> [Set exercise]
Copy all lines below exactly as written. Leave pictures out.

> [Data provided]
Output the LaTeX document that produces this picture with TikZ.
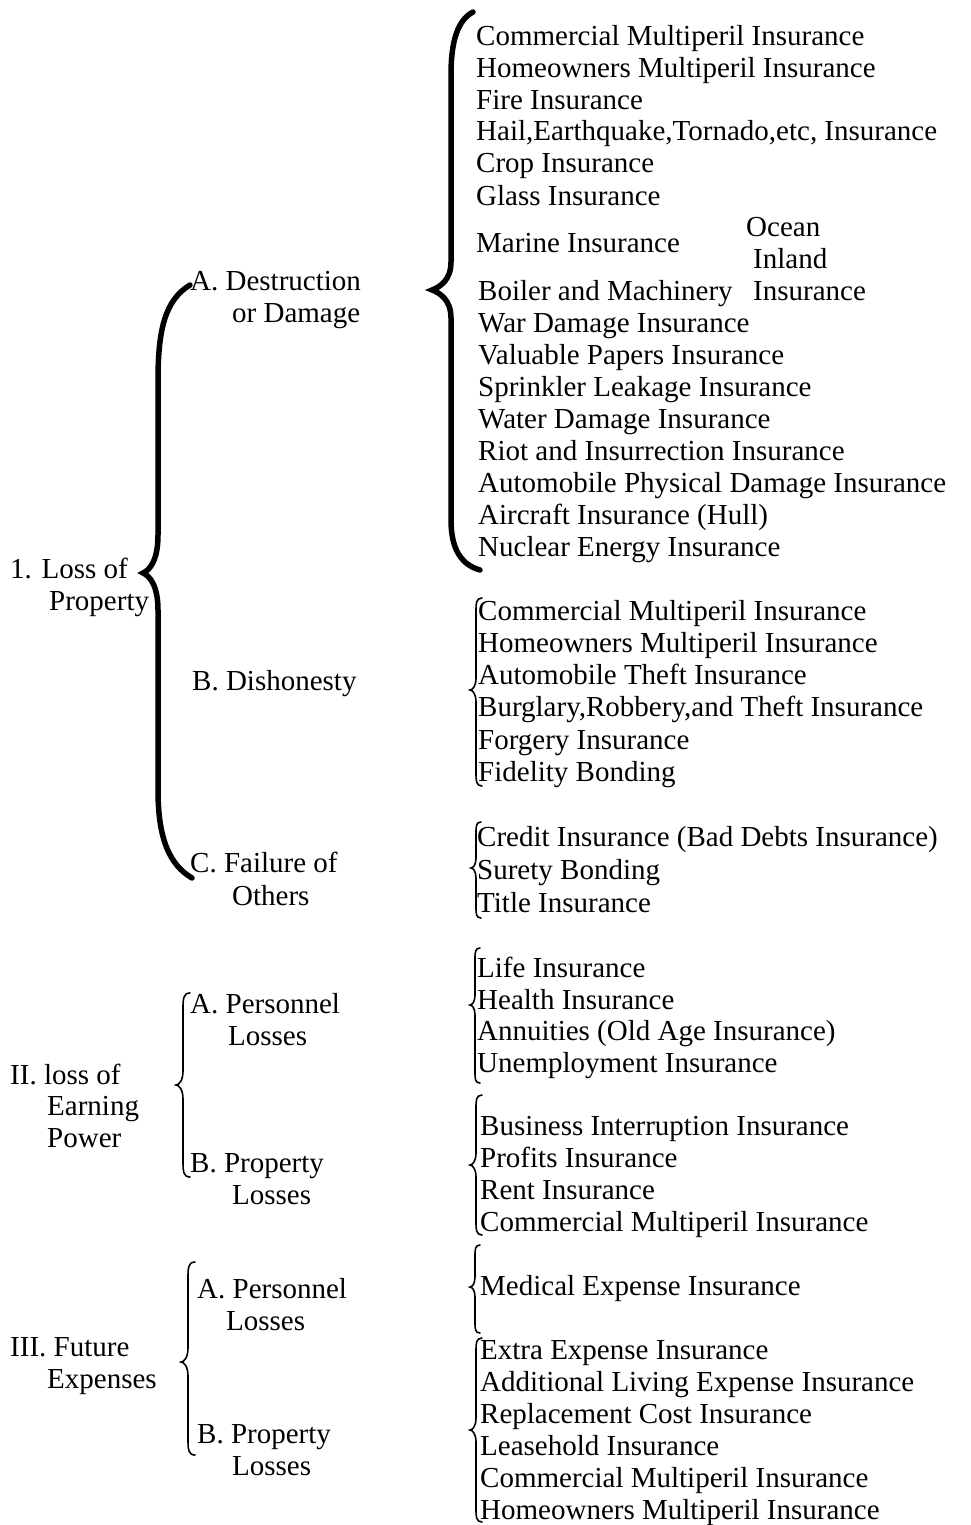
\documentclass[tikz,border=0pt]{standalone}
\usepackage{fontspec}
\setmainfont{Liberation Serif}
\newcommand\mybrace[6]{%
 \draw[#6] ({#1+#5},#2) .. controls ({#1+0.5*#5},#2) and ({#1+0.5*#5},{#2+0.5*#5}) .. ({#1+0.5*#5},{#2+#5})
   -- ({#1+0.5*#5},{#3-#5}) .. controls ({#1+0.5*#5},{#3-0.3*#5}) and ({#1+0.2*#5},#3) .. (#1,#3)
   .. controls ({#1+0.2*#5},#3) and ({#1+0.5*#5},{#3+0.3*#5}) .. ({#1+0.5*#5},{#3+#5})
   -- ({#1+0.5*#5},{#4-#5}) .. controls ({#1+0.5*#5},{#4-0.5*#5}) and ({#1+0.5*#5},#4) .. ({#1+#5},#4);}
\begin{document}
\begin{tikzpicture}[x=1pt,y=-1pt,
  txt/.style={anchor=base west, inner sep=0pt, font=\fontsize{29}{32}\selectfont},
  lbl/.style={anchor=base west, inner sep=0pt, font=\fontsize{29}{32}\selectfont},
  bigbrace/.style={line width=5.5pt, line cap=round},
  smallbrace/.style={line width=1.6pt, line cap=round}]
\useasboundingbox[fill=white] (0,0) rectangle (970,1525);
% left labels
\node[lbl] (L1a) at (10,578) {1. Loss of};
\node[lbl] (L1b) at (49,610) {Property};
\node[lbl] (L1Aa) at (190,290) {A. Destruction};
\node[lbl] (L1Ab) at (232,322) {or Damage};
\node[lbl] (L1B) at (192,690) {B. Dishonesty};
\node[lbl] (L1Ca) at (190,872) {C. Failure of};
\node[lbl] (L1Cb) at (232,905) {Others};
\node[lbl] (L2a) at (10,1084) {II. loss of};
\node[lbl] (L2b) at (47,1115) {Earning};
\node[lbl] (L2c) at (47,1147) {Power};
\node[lbl] (L2Aa) at (190,1013) {A. Personnel};
\node[lbl] (L2Ab) at (228,1045) {Losses};
\node[lbl] (L2Ba) at (190,1172) {B. Property};
\node[lbl] (L2Bb) at (232,1204) {Losses};
\node[lbl] (L3a) at (10,1356) {III. Future};
\node[lbl] (L3b) at (47,1388) {Expenses};
\node[lbl] (L3Aa) at (197,1298) {A. Personnel};
\node[lbl] (L3Ab) at (226,1330) {Losses};
\node[lbl] (L3Ba) at (197,1443) {B. Property};
\node[lbl] (L3Bb) at (232,1475) {Losses};
% group 1A
\node[txt] (a1) at (476,46) {Commercial Multiperil Insurance};
\node[txt] (a2) at (476,78) {Homeowners Multiperil Insurance};
\node[txt] (a3) at (476,110) {Fire Insurance};
\node[txt] (a4) at (476,141) {Hail,Earthquake,Tornado,etc, Insurance};
\node[txt] (a5) at (476,173) {Crop Insurance};
\node[txt] (a6) at (476,205) {Glass Insurance};
\node[txt] (a7) at (476,252) {Marine Insurance};
\node[txt] (a7o) at (746,236) {Ocean};
\node[txt] (a7i) at (753,268) {Inland};
\node[txt] (a8) at (478,300) {Boiler and Machinery};
\node[txt] (a8i) at (753,300) {Insurance};
\node[txt] (a9) at (478,332) {War Damage Insurance};
\node[txt] (a10) at (478,364) {Valuable Papers Insurance};
\node[txt] (a11) at (478,396) {Sprinkler Leakage Insurance};
\node[txt] (a12) at (478,428) {Water Damage Insurance};
\node[txt] (a13) at (478,460) {Riot and Insurrection Insurance};
\node[txt] (a14) at (478,492) {Automobile Physical Damage Insurance};
\node[txt] (a15) at (478,524) {Aircraft Insurance (Hull)};
\node[txt] (a16) at (478,556) {Nuclear Energy Insurance};
% group 1B
\node[txt] (b1) at (478,620) {Commercial Multiperil Insurance};
\node[txt] (b2) at (478,652) {Homeowners Multiperil Insurance};
\node[txt] (b3) at (478,684) {Automobile Theft Insurance};
\node[txt] (b4) at (478,716) {Burglary,Robbery,and Theft Insurance};
\node[txt] (b5) at (478,749) {Forgery Insurance};
\node[txt] (b6) at (478,781) {Fidelity Bonding};
% group 1C
\node[txt] (c1) at (477,846) {Credit Insurance (Bad Debts Insurance)};
\node[txt] (c2) at (477,879) {Surety Bonding};
\node[txt] (c3) at (477,912) {Title Insurance};
% group IIA
\node[txt] (d1) at (477,977) {Life Insurance};
\node[txt] (d2) at (477,1009) {Health Insurance};
\node[txt] (d3) at (477,1040) {Annuities (Old Age Insurance)};
\node[txt] (d4) at (477,1072) {Unemployment Insurance};
% group IIB
\node[txt] (e1) at (480,1135) {Business Interruption Insurance};
\node[txt] (e2) at (480,1167) {Profits Insurance};
\node[txt] (e3) at (480,1199) {Rent Insurance};
\node[txt] (e4) at (480,1231) {Commercial Multiperil Insurance};
% group IIIA
\node[txt] (f1) at (480,1295) {Medical Expense Insurance};
% group IIIB
\node[txt] (g1) at (480,1359) {Extra Expense Insurance};
\node[txt] (g2) at (480,1391) {Additional Living Expense Insurance};
\node[txt] (g3) at (480,1423) {Replacement Cost Insurance};
\node[txt] (g4) at (480,1455) {Leasehold Insurance};
\node[txt] (g5) at (480,1487) {Commercial Multiperil Insurance};
\node[txt] (g6) at (480,1519) {Homeowners Multiperil Insurance};
% big braces
\draw[bigbrace] (190,285) .. controls (165,300) and (158,330) .. (158,380) -- (158,535)
  .. controls (158,560) and (150,570) .. (143,573) .. controls (150,576) and (158,586) .. (158,610)
  -- (158,790) .. controls (158,840) and (170,865) .. (192,878);
\draw[bigbrace] (473,12) .. controls (458,20) and (451,40) .. (451,75) -- (451,262)
  .. controls (451,280) and (440,287) .. (432,290) .. controls (440,293) and (451,300) .. (451,318)
  -- (451,520) .. controls (451,550) and (462,565) .. (480,570);
% small braces
\mybrace{470}{598}{690}{786}{12}{smallbrace}
\mybrace{471}{822}{868}{918}{10}{smallbrace}
\mybrace{470}{948}{1005}{1083}{10}{smallbrace}
\mybrace{470}{1095}{1165}{1235}{12}{smallbrace}
\mybrace{470}{1245}{1287}{1333}{10}{smallbrace}
\mybrace{470}{1338}{1430}{1522}{12}{smallbrace}
\mybrace{176}{993}{1085}{1177}{14}{smallbrace}
\mybrace{181}{1262}{1362}{1455}{14}{smallbrace}
\end{tikzpicture}
\end{document}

> [Problem solution]
Output the LaTeX document that produces this picture with TikZ.
\documentclass[tikz,border=0pt]{standalone}
\usepackage{fontspec}
\setmainfont{Liberation Serif}
\newcommand\mybrace[6]{%
 \draw[#6] ({#1+#5},#2) .. controls ({#1+0.5*#5},#2) and ({#1+0.5*#5},{#2+0.5*#5}) .. ({#1+0.5*#5},{#2+#5})
   -- ({#1+0.5*#5},{#3-#5}) .. controls ({#1+0.5*#5},{#3-0.3*#5}) and ({#1+0.2*#5},#3) .. (#1,#3)
   .. controls ({#1+0.2*#5},#3) and ({#1+0.5*#5},{#3+0.3*#5}) .. ({#1+0.5*#5},{#3+#5})
   -- ({#1+0.5*#5},{#4-#5}) .. controls ({#1+0.5*#5},{#4-0.5*#5}) and ({#1+0.5*#5},#4) .. ({#1+#5},#4);}
\begin{document}
\begin{tikzpicture}[x=1pt,y=-1pt,
  txt/.style={anchor=base west, inner sep=0pt, font=\fontsize{29}{32}\selectfont},
  lbl/.style={anchor=base west, inner sep=0pt, font=\fontsize{29}{32}\selectfont},
  bigbrace/.style={line width=5.5pt, line cap=round},
  smallbrace/.style={line width=1.6pt, line cap=round}]
\useasboundingbox[fill=white] (0,0) rectangle (970,1525);
% left labels
\node[lbl] (L1a) at (10,578) {1. Loss of};
\node[lbl] (L1b) at (49,610) {Property};
\node[lbl] (L1Aa) at (190,290) {A. Destruction};
\node[lbl] (L1Ab) at (232,322) {or Damage};
\node[lbl] (L1B) at (192,690) {B. Dishonesty};
\node[lbl] (L1Ca) at (190,872) {C. Failure of};
\node[lbl] (L1Cb) at (232,905) {Others};
\node[lbl] (L2a) at (10,1084) {II. loss of};
\node[lbl] (L2b) at (47,1115) {Earning};
\node[lbl] (L2c) at (47,1147) {Power};
\node[lbl] (L2Aa) at (190,1013) {A. Personnel};
\node[lbl] (L2Ab) at (228,1045) {Losses};
\node[lbl] (L2Ba) at (190,1172) {B. Property};
\node[lbl] (L2Bb) at (232,1204) {Losses};
\node[lbl] (L3a) at (10,1356) {III. Future};
\node[lbl] (L3b) at (47,1388) {Expenses};
\node[lbl] (L3Aa) at (197,1298) {A. Personnel};
\node[lbl] (L3Ab) at (226,1330) {Losses};
\node[lbl] (L3Ba) at (197,1443) {B. Property};
\node[lbl] (L3Bb) at (232,1475) {Losses};
% group 1A
\node[txt] (a1) at (476,46) {Commercial Multiperil Insurance};
\node[txt] (a2) at (476,78) {Homeowners Multiperil Insurance};
\node[txt] (a3) at (476,110) {Fire Insurance};
\node[txt] (a4) at (476,141) {Hail,Earthquake,Tornado,etc, Insurance};
\node[txt] (a5) at (476,173) {Crop Insurance};
\node[txt] (a6) at (476,205) {Glass Insurance};
\node[txt] (a7) at (476,252) {Marine Insurance};
\node[txt] (a7o) at (746,236) {Ocean};
\node[txt] (a7i) at (753,268) {Inland};
\node[txt] (a8) at (478,300) {Boiler and Machinery};
\node[txt] (a8i) at (753,300) {Insurance};
\node[txt] (a9) at (478,332) {War Damage Insurance};
\node[txt] (a10) at (478,364) {Valuable Papers Insurance};
\node[txt] (a11) at (478,396) {Sprinkler Leakage Insurance};
\node[txt] (a12) at (478,428) {Water Damage Insurance};
\node[txt] (a13) at (478,460) {Riot and Insurrection Insurance};
\node[txt] (a14) at (478,492) {Automobile Physical Damage Insurance};
\node[txt] (a15) at (478,524) {Aircraft Insurance (Hull)};
\node[txt] (a16) at (478,556) {Nuclear Energy Insurance};
% group 1B
\node[txt] (b1) at (478,620) {Commercial Multiperil Insurance};
\node[txt] (b2) at (478,652) {Homeowners Multiperil Insurance};
\node[txt] (b3) at (478,684) {Automobile Theft Insurance};
\node[txt] (b4) at (478,716) {Burglary,Robbery,and Theft Insurance};
\node[txt] (b5) at (478,749) {Forgery Insurance};
\node[txt] (b6) at (478,781) {Fidelity Bonding};
% group 1C
\node[txt] (c1) at (477,846) {Credit Insurance (Bad Debts Insurance)};
\node[txt] (c2) at (477,879) {Surety Bonding};
\node[txt] (c3) at (477,912) {Title Insurance};
% group IIA
\node[txt] (d1) at (477,977) {Life Insurance};
\node[txt] (d2) at (477,1009) {Health Insurance};
\node[txt] (d3) at (477,1040) {Annuities (Old Age Insurance)};
\node[txt] (d4) at (477,1072) {Unemployment Insurance};
% group IIB
\node[txt] (e1) at (480,1135) {Business Interruption Insurance};
\node[txt] (e2) at (480,1167) {Profits Insurance};
\node[txt] (e3) at (480,1199) {Rent Insurance};
\node[txt] (e4) at (480,1231) {Commercial Multiperil Insurance};
% group IIIA
\node[txt] (f1) at (480,1295) {Medical Expense Insurance};
% group IIIB
\node[txt] (g1) at (480,1359) {Extra Expense Insurance};
\node[txt] (g2) at (480,1391) {Additional Living Expense Insurance};
\node[txt] (g3) at (480,1423) {Replacement Cost Insurance};
\node[txt] (g4) at (480,1455) {Leasehold Insurance};
\node[txt] (g5) at (480,1487) {Commercial Multiperil Insurance};
\node[txt] (g6) at (480,1519) {Homeowners Multiperil Insurance};
% big braces
\draw[bigbrace] (190,285) .. controls (165,300) and (158,330) .. (158,380) -- (158,535)
  .. controls (158,560) and (150,570) .. (143,573) .. controls (150,576) and (158,586) .. (158,610)
  -- (158,790) .. controls (158,840) and (170,865) .. (192,878);
\draw[bigbrace] (473,12) .. controls (458,20) and (451,40) .. (451,75) -- (451,262)
  .. controls (451,280) and (440,287) .. (432,290) .. controls (440,293) and (451,300) .. (451,318)
  -- (451,520) .. controls (451,550) and (462,565) .. (480,570);
% small braces
\mybrace{470}{598}{690}{786}{12}{smallbrace}
\mybrace{471}{822}{868}{918}{10}{smallbrace}
\mybrace{470}{948}{1005}{1083}{10}{smallbrace}
\mybrace{470}{1095}{1165}{1235}{12}{smallbrace}
\mybrace{470}{1245}{1287}{1333}{10}{smallbrace}
\mybrace{470}{1338}{1430}{1522}{12}{smallbrace}
\mybrace{176}{993}{1085}{1177}{14}{smallbrace}
\mybrace{181}{1262}{1362}{1455}{14}{smallbrace}
\end{tikzpicture}
\end{document}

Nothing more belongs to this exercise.